Three Priorities in the Current Landscape
Strong reputation strategies tend to align around three principles.
First, build a credible digital presence before it becomes urgent. Authority cannot be assembled overnight. It requires consistent, structured content and high-quality coverage over time.
Second, monitor continuously. Reputational issues no longer emerge as single events. They develop across platforms, often gaining momentum before they are widely visible.
Third, treat narrative as a strategic asset. Reputation is not only protected—it is constructed. Organizations and individuals who define their own narrative reduce the likelihood that others will define it for them.
Working almost exclusively with international clients, we’ve experienced firsthand that reputation is now global by default. A single story can originate in one country, gain traction in another, and be summarized worldwide by AI systems with little regard for nuance.
For organizations connected to U.S. markets, media, or regulatory environments, this complexity intensifies.

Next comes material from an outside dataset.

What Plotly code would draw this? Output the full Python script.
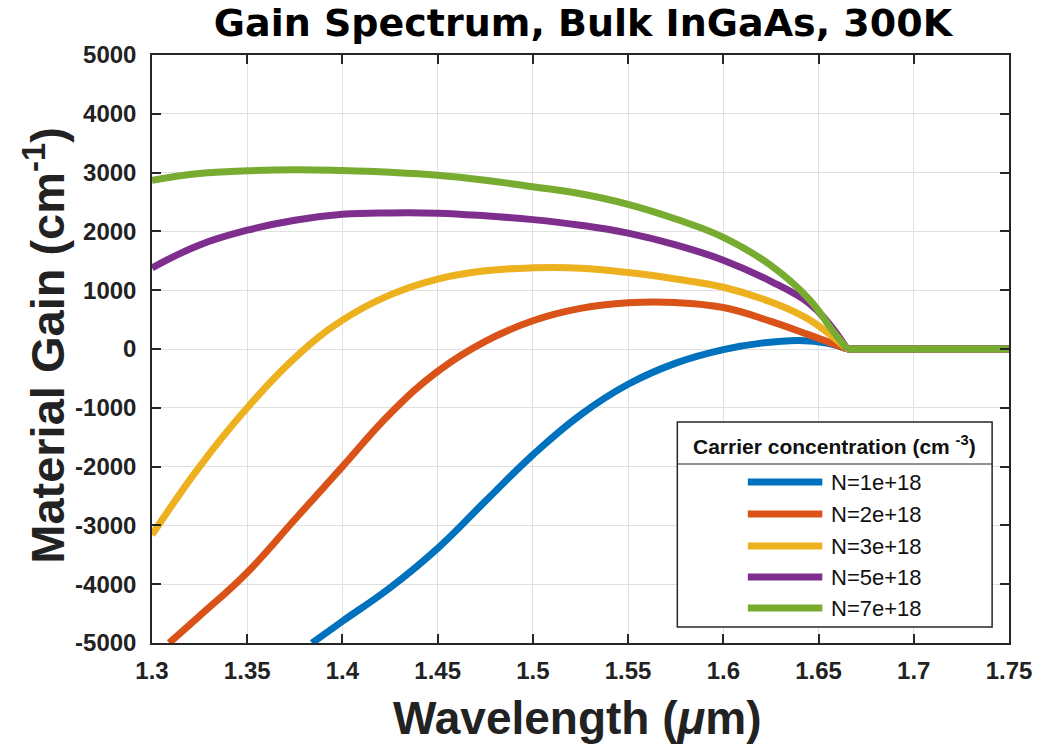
import plotly.graph_objects as go

# ---------------- data ----------------
series_names = ["N=1e+18", "N=2e+18", "N=3e+18", "N=5e+18", "N=7e+18"]
series_colors = ["#0072BD", "#D95319", "#EDB120", "#7E2F8E", "#77AC30"]

wl_n1 = [1.384, 1.40, 1.425, 1.45, 1.475, 1.50, 1.525, 1.55, 1.575, 1.60, 1.62, 1.64, 1.655, 1.665, 1.75]
gain_n1 = [-5000, -4630, -4060, -3390, -2590, -1800, -1120, -600, -240, -10, 100, 145, 95, 0, 0]

wl_n2 = [1.309, 1.325, 1.35, 1.375, 1.40, 1.425, 1.45, 1.475, 1.50, 1.525, 1.55, 1.575, 1.60, 1.625, 1.645, 1.665, 1.75]
gain_n2 = [-5000, -4540, -3800, -2900, -2000, -1100, -380, 130, 480, 690, 785, 790, 705, 470, 240, 0, 0]

wl_n3 = [1.30, 1.325, 1.35, 1.375, 1.40, 1.425, 1.45, 1.475, 1.50, 1.525, 1.55, 1.575, 1.60, 1.625, 1.645, 1.665, 1.75]
gain_n3 = [-3160, -2000, -1000, -150, 490, 920, 1190, 1330, 1380, 1375, 1300, 1190, 1050, 800, 500, 0, 0]

wl_n5 = [1.30, 1.325, 1.35, 1.375, 1.40, 1.425, 1.45, 1.475, 1.50, 1.525, 1.55, 1.575, 1.60, 1.625, 1.645, 1.655, 1.665, 1.75]
gain_n5 = [1380, 1770, 2020, 2190, 2290, 2315, 2310, 2265, 2200, 2105, 1970, 1770, 1510, 1150, 780, 450, 0, 0]

wl_n7 = [1.30, 1.325, 1.35, 1.375, 1.40, 1.425, 1.45, 1.475, 1.50, 1.525, 1.55, 1.575, 1.60, 1.625, 1.645, 1.657, 1.665, 1.75]
gain_n7 = [2870, 2985, 3030, 3050, 3035, 3005, 2955, 2870, 2760, 2640, 2460, 2210, 1900, 1420, 850, 330, 0, 0]

x_tick_vals = [1.3, 1.35, 1.4, 1.45, 1.5, 1.55, 1.6, 1.65, 1.7, 1.75]
x_tick_text = ["1.3", "1.35", "1.4", "1.45", "1.5", "1.55", "1.6", "1.65", "1.7", "1.75"]
y_tick_vals = [-5000, -4000, -3000, -2000, -1000, 0, 1000, 2000, 3000, 4000, 5000]
y_tick_text = ["-5000", "-4000", "-3000", "-2000", "-1000", "0", "1000", "2000", "3000", "4000", "5000"]

all_wl = [wl_n1, wl_n2, wl_n3, wl_n5, wl_n7]
all_gain = [gain_n1, gain_n2, gain_n3, gain_n5, gain_n7]

# ---------------- layout geometry (pixels) ----------------
W, H = 1044, 751
L, R, T, B = 152, 1015, 55, 643
PW, PH = R - L, B - T


def px_x(px):
    return (px - L) / PW


def px_y(py):
    return (B - py) / PH


fig = go.Figure()
for name, color, wl, g in zip(series_names, series_colors, all_wl, all_gain):
    k = len(g) - 1
    for i in range(len(g) - 1):
        if g[i] == 0 and g[i + 1] == 0:
            k = i
            break
    # curved part (smooth) and the flat zero-gain part beyond the band edge
    fig.add_trace(go.Scatter(x=wl[:k + 1], y=g[:k + 1], mode="lines", name=name,
                             line=dict(color=color, width=7, shape="spline", smoothing=1.2),
                             legendgroup=name, showlegend=False))
    fig.add_trace(go.Scatter(x=wl[k:], y=g[k:], mode="lines", name=name,
                             line=dict(color=color, width=7),
                             legendgroup=name, showlegend=False))

axis_common = dict(
    showline=True, linecolor="#262626", linewidth=1.5, mirror="ticks",
    ticks="inside", ticklen=9, tickwidth=1.5, tickcolor="#262626",
    showgrid=True, gridcolor="#e0e0e0", gridwidth=1, zeroline=False,
    tickfont=dict(family="Liberation Sans, Arial", size=24, color="#222222", weight="bold"),
)

fig.update_xaxes(range=[1.3, 1.75], tickvals=x_tick_vals, ticktext=x_tick_text,
                 ticklabelstandoff=5, **axis_common)
fig.update_yaxes(range=[-5000, 5000], tickvals=y_tick_vals, ticktext=y_tick_text,
                 ticklabelstandoff=9, **axis_common)

annotations = [
    dict(text="Wavelength (<i>μ</i>m)", x=px_x(580), y=px_y(718), xref="paper", yref="paper",
         xanchor="center", yanchor="middle", showarrow=False,
         font=dict(family="Liberation Sans, Arial", size=46, color="#222222", weight="bold")),
    dict(text="Material Gain (cm<sup>-1</sup>)", x=px_x(44), y=px_y(345), xref="paper", yref="paper",
         xanchor="center", yanchor="middle", showarrow=False, textangle=-90,
         font=dict(family="Liberation Sans, Arial", size=47, color="#222222", weight="bold")),
    dict(text="Carrier concentration (cm <sup>-3</sup>)", x=px_x(839), y=px_y(445), xref="paper", yref="paper",
         xanchor="center", yanchor="middle", showarrow=False,
         font=dict(family="Liberation Sans, Arial", size=21, color="#111111", weight="bold")),
]

shapes = [
    dict(type="rect", xref="paper", yref="paper", x0=px_x(681), x1=px_x(998), y0=px_y(627), y1=px_y(422),
         line=dict(color="#262626", width=1.5), fillcolor="white", layer="above"),
    dict(type="line", xref="paper", yref="paper", x0=px_x(681), x1=px_x(998), y0=px_y(464), y1=px_y(464),
         line=dict(color="#262626", width=1.2), layer="above"),
]

row_y = [482, 514, 546, 577, 608]
for name, color, ry in zip(series_names, series_colors, row_y):
    shapes.append(dict(type="line", xref="paper", yref="paper", x0=px_x(752), x1=px_x(827),
                       y0=px_y(ry), y1=px_y(ry), line=dict(color=color, width=7), layer="above"))
    annotations.append(dict(text=name, x=px_x(834), y=px_y(ry), xref="paper", yref="paper",
                            xanchor="left", yanchor="middle", showarrow=False,
                            font=dict(family="Liberation Sans, Arial", size=22, color="#111111")))

fig.update_layout(
    width=W, height=H,
    margin=dict(l=L, r=W - R, t=T, b=H - B, pad=0),
    paper_bgcolor="white", plot_bgcolor="white",
    showlegend=False,
    title=dict(text="Gain Spectrum, Bulk InGaAs, 300K", x=px_x(586), xref="paper", xanchor="center",
               y=1 - 23 / H, yref="container", yanchor="middle",
               font=dict(family="DejaVu Sans, Liberation Sans", size=38, color="#000000", weight="bold")),
    annotations=annotations,
    shapes=shapes,
)

fig.write_html("out.html", config={"displayModeBar": False},
               post_script="document.body.style.margin='0px';document.body.style.overflow='hidden';")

Cross-border visibility demands consistency, clarity, and control across multiple ecosystems.
The New Baseline
Reputation is no longer defined by what exists online. It is defined by what is surfaced, summarized, and trusted.
AI has accelerated that shift, but it has not replaced the fundamentals. Credibility still depends on strong content, authoritative signals, and clear narrative control.
It’s the understanding of that balance that will define how leaders and brands forge there way forward into the AI Age.